JPMorgan’s Jamie Dimon unloaded on Trump’s proposed 10% credit card interest rate cap at Davos on Wednesday, calling it an “economic disaster” that would strip access for 80% of Americans.

The banking kingpin argued the administration has it backwards: price caps don’t lower costs, they shrink supply.

Banks would slash credit lines rather than absorb margin compression, hitting mom-and-pop retailers, restaurants, and municipalities hardest when families miss utility payments.

Dimon’s surgical strike carried a sharp edge of mockery.

He suggested piloting the cap in Vermont and Massachusetts, home to progressive senators Bernie Sanders and Elizabeth Warren, knowing full well that leftists “will learn a real lesson” once credit markets seize up.

Iran’s killing spree extends to bystanders

Iran’s security forces have massacred thousands beyond protest lines, shooting art students heading home, 16-year-old girls observing demonstrations from sidewalks, and shopkeepers sheltering teenagers.

Twenty-two-year-old art student Arash collapsed lifeless after a shotgun blast in Tehran despite being a bystander on January 8; his friend watched security personnel in dark uniforms open fire indiscriminately at crowds.​

Amnesty International documented unlawful use of lethal force coordinated nationwide: snipers positioned on rooftops, armed vehicles, metal-pellet ammunition targeting heads and torsos.

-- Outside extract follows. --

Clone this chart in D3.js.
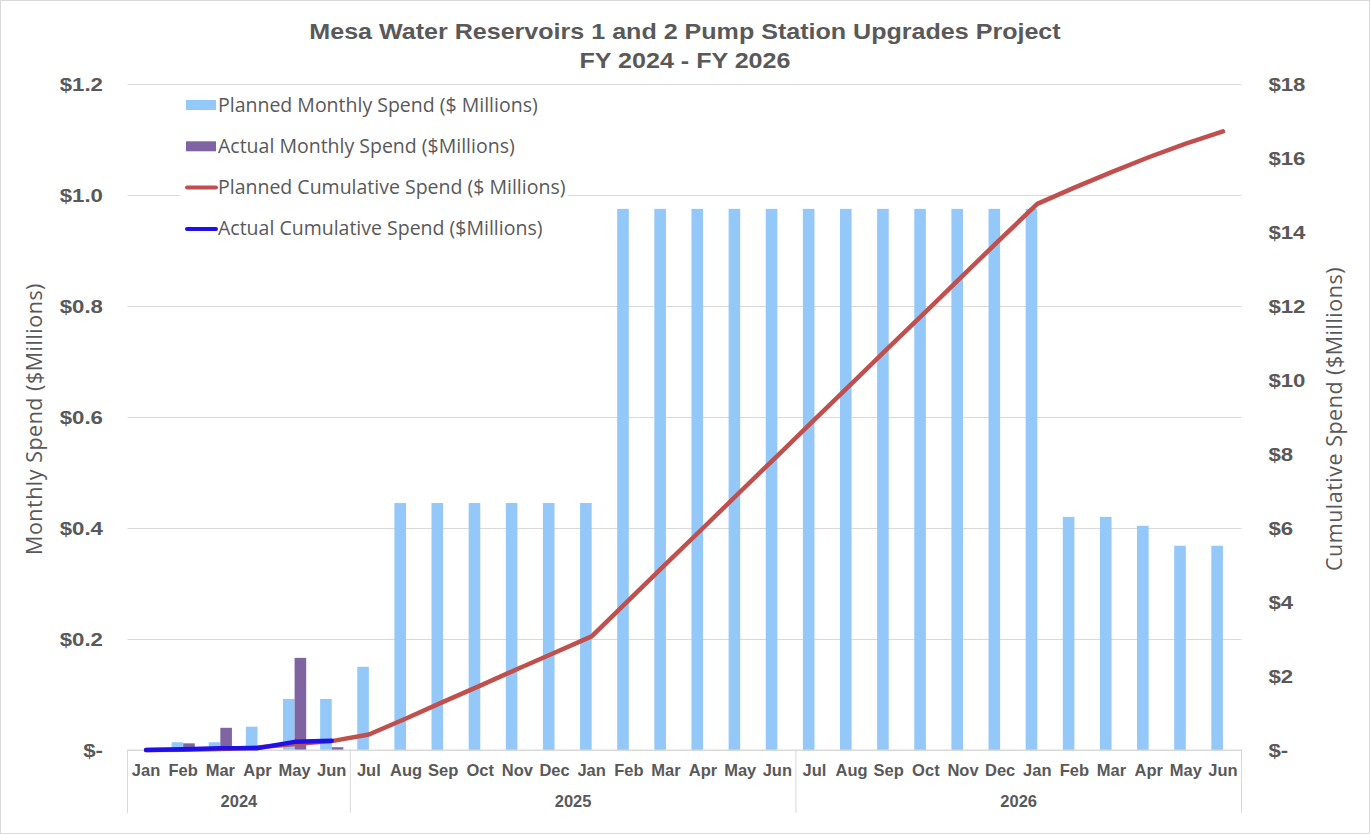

An Iranian official confirmed at least 5,000 deaths, including 500 security personnel, though doctors inside Iran cite 16,500-18,000 killed with 330,000 injured.

Bitcoin bleeds below $88K amid geopolitical chaos

Bitcoin crashed below $88,000 Wednesday, erasing a $10,000 rally from the year’s opening as traders bailed on overleveraged long positions amid geopolitical uncertainty.

The worldʼs largest crypto tumbled 4% to intraday lows near $87,800 after briefly flirting with $90,000, triggering a cascade of forced liquidations totaling $1.8 billion across crypto markets in 48 hours.

The sell-off came after a brutal day across Wall Street with S&P 500 and Nasdaq tanking 2%+ (worst session since October), while gold surged 2.18% as capital stampeded toward havens.

QCP Capital pegged Bitcoin as a “high-beta risk asset,” vulnerable to Trump’s tariff escalation and the EU’s frozen trade talks with Washington.